- [DATASET ROWS]:
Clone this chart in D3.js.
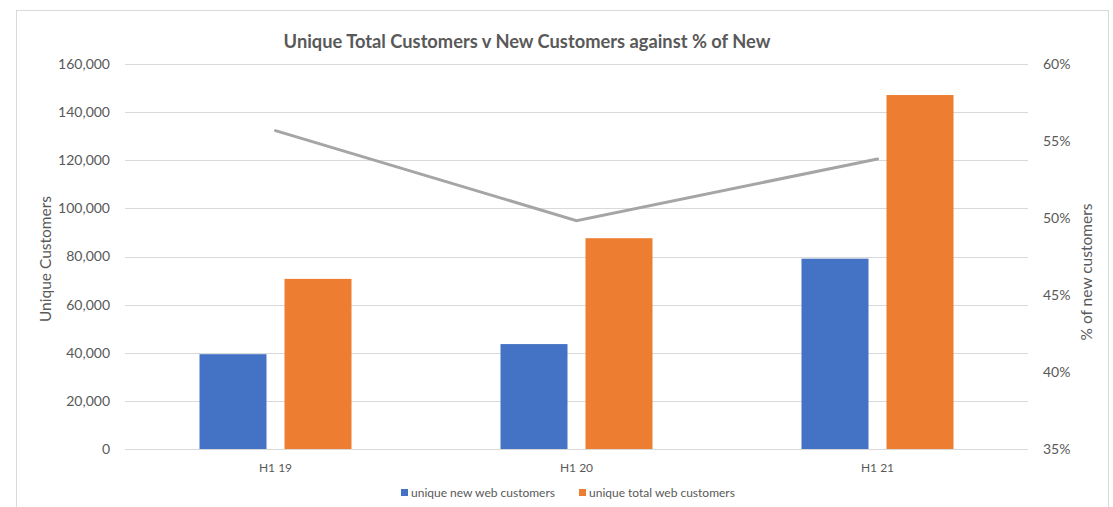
<!DOCTYPE html>
<html><head><meta charset="utf-8">
<script src="https://cdn.jsdelivr.net/npm/d3@7"></script>
<style>body{margin:0;background:#fff;} text{font-family:Lato,"Open Sans",sans-serif;}</style>
</head><body>
<svg id="c" width="1113" height="507"></svg>
<script>
const categories = ["H1 19", "H1 20", "H1 21"];
const newCustomers = [39400, 43600, 79100];
const totalCustomers = [70700, 87600, 147100];
const pctNew = [0.5567, 0.4983, 0.5383];
const leftTicks = [0, 20000, 40000, 60000, 80000, 100000, 120000, 140000, 160000];
const rightTicks = [0.35, 0.40, 0.45, 0.50, 0.55, 0.60];
const seriesNames = ["unique new web customers", "unique total web customers"];
const colors = ["#4472C4", "#ED7D31"];

const svg = d3.select("#c");
const L = 125, R = 1028, T = 64, B = 449;

svg.append("rect").attr("x",16.5).attr("y",10.5).attr("width",1092).attr("height",510)
  .attr("fill","#fff").attr("stroke","#d9d9d9");

const x = d3.scaleBand().domain(categories).range([L, R]).paddingInner(0).paddingOuter(0);
const y = d3.scaleLinear().domain([0, 160000]).range([B, T]);
const y2 = d3.scaleLinear().domain([0.35, 0.60]).range([B, T]);

// gridlines
svg.append("g").selectAll("line").data(leftTicks).join("line")
  .attr("x1", L).attr("x2", R).attr("y1", d => Math.round(y(d))+0.5).attr("y2", d => Math.round(y(d))+0.5)
  .attr("stroke", "#d9d9d9").attr("stroke-width", 1);

// left axis
const ax = d3.axisLeft(y).tickValues(leftTicks).tickSize(0).tickPadding(15).tickFormat(d3.format(","));
const gL = svg.append("g").attr("transform", `translate(${L},0)`).call(ax);
gL.select(".domain").remove();
gL.selectAll("text").attr("fill","#595959").attr("font-size","14px");

// right axis
const ax2 = d3.axisRight(y2).tickValues(rightTicks).tickSize(0).tickPadding(15).tickFormat(d3.format(".0%"));
const gR = svg.append("g").attr("transform", `translate(${R},0)`).call(ax2);
gR.select(".domain").remove();
gR.selectAll("text").attr("fill","#595959").attr("font-size","14px");

// bars
const bw = 67, gap = 18, groupW = 2*bw + gap;
const series = [newCustomers, totalCustomers];
series.forEach((vals, si) => {
  svg.append("g").selectAll("rect").data(categories).join("rect")
    .attr("x", (c) => x(c) + (x.bandwidth()-groupW)/2 + si*(bw+gap))
    .attr("y", (c,i) => y(vals[i]))
    .attr("width", bw)
    .attr("height", (c,i) => B - y(vals[i]))
    .attr("fill", colors[si]);
});

// line
const line = d3.line().x((d,i) => x(categories[i]) + x.bandwidth()/2).y(d => y2(d));
svg.append("path").datum(pctNew).attr("d", line).attr("fill","none")
  .attr("stroke","#A5A5A5").attr("stroke-width",3).attr("stroke-linecap","round");

// x labels
svg.append("g").selectAll("text").data(categories).join("text")
  .attr("x", c => x(c) + x.bandwidth()/2).attr("y", 472)
  .attr("text-anchor","middle").attr("font-size","12px").attr("fill","#595959").text(c => c);

// title
svg.append("text").attr("x", 527).attr("y", 48).attr("text-anchor","middle")
  .attr("font-size","18.3px").attr("font-weight","bold").attr("fill","#595959")
  .text("Unique Total Customers v New Customers against % of New");

// axis titles
svg.append("text").attr("transform","translate(51,259) rotate(-90)").attr("text-anchor","middle")
  .attr("font-size","15.5px").attr("fill","#595959").text("Unique Customers");
svg.append("text").attr("transform","translate(1092,272) rotate(-90)").attr("text-anchor","middle")
  .attr("font-size","15.5px").attr("fill","#595959").text("% of new customers");

// legend
const legX = [401, 579];
seriesNames.forEach((n, i) => {
  svg.append("rect").attr("x", legX[i]).attr("y", 489).attr("width", 7).attr("height", 7).attr("fill", colors[i]);
  svg.append("text").attr("x", legX[i] + 10).attr("y", 497).attr("font-size","12px").attr("fill","#595959").text(n);
});
</script>
</body></html>
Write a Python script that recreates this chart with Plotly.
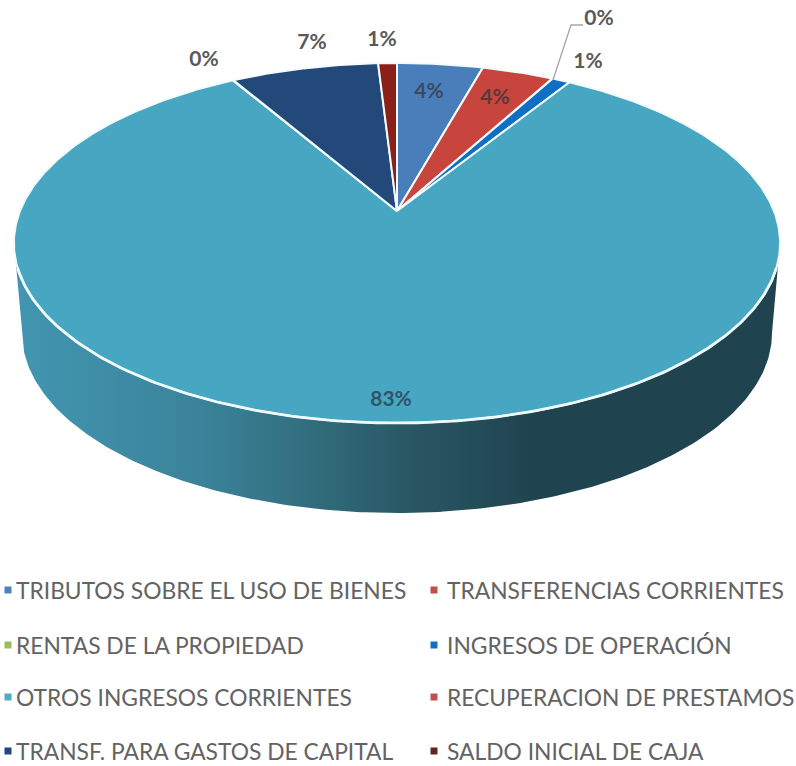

- [REQUIREMENT]: Repeat the listing above up to and including the line with "const y2 = d3.scaleLinear().domain([0.35, 0.60]).range([B, T]);", starting from its first line. Drop any pictures.

- [FINISHED EXERCISE]:
Clone this chart in D3.js.
<!DOCTYPE html>
<html><head><meta charset="utf-8">
<script src="https://cdn.jsdelivr.net/npm/d3@7"></script>
<style>body{margin:0;background:#fff;} text{font-family:Lato,"Open Sans",sans-serif;}</style>
</head><body>
<svg id="c" width="1113" height="507"></svg>
<script>
const categories = ["H1 19", "H1 20", "H1 21"];
const newCustomers = [39400, 43600, 79100];
const totalCustomers = [70700, 87600, 147100];
const pctNew = [0.5567, 0.4983, 0.5383];
const leftTicks = [0, 20000, 40000, 60000, 80000, 100000, 120000, 140000, 160000];
const rightTicks = [0.35, 0.40, 0.45, 0.50, 0.55, 0.60];
const seriesNames = ["unique new web customers", "unique total web customers"];
const colors = ["#4472C4", "#ED7D31"];

const svg = d3.select("#c");
const L = 125, R = 1028, T = 64, B = 449;

svg.append("rect").attr("x",16.5).attr("y",10.5).attr("width",1092).attr("height",510)
  .attr("fill","#fff").attr("stroke","#d9d9d9");

const x = d3.scaleBand().domain(categories).range([L, R]).paddingInner(0).paddingOuter(0);
const y = d3.scaleLinear().domain([0, 160000]).range([B, T]);
const y2 = d3.scaleLinear().domain([0.35, 0.60]).range([B, T]);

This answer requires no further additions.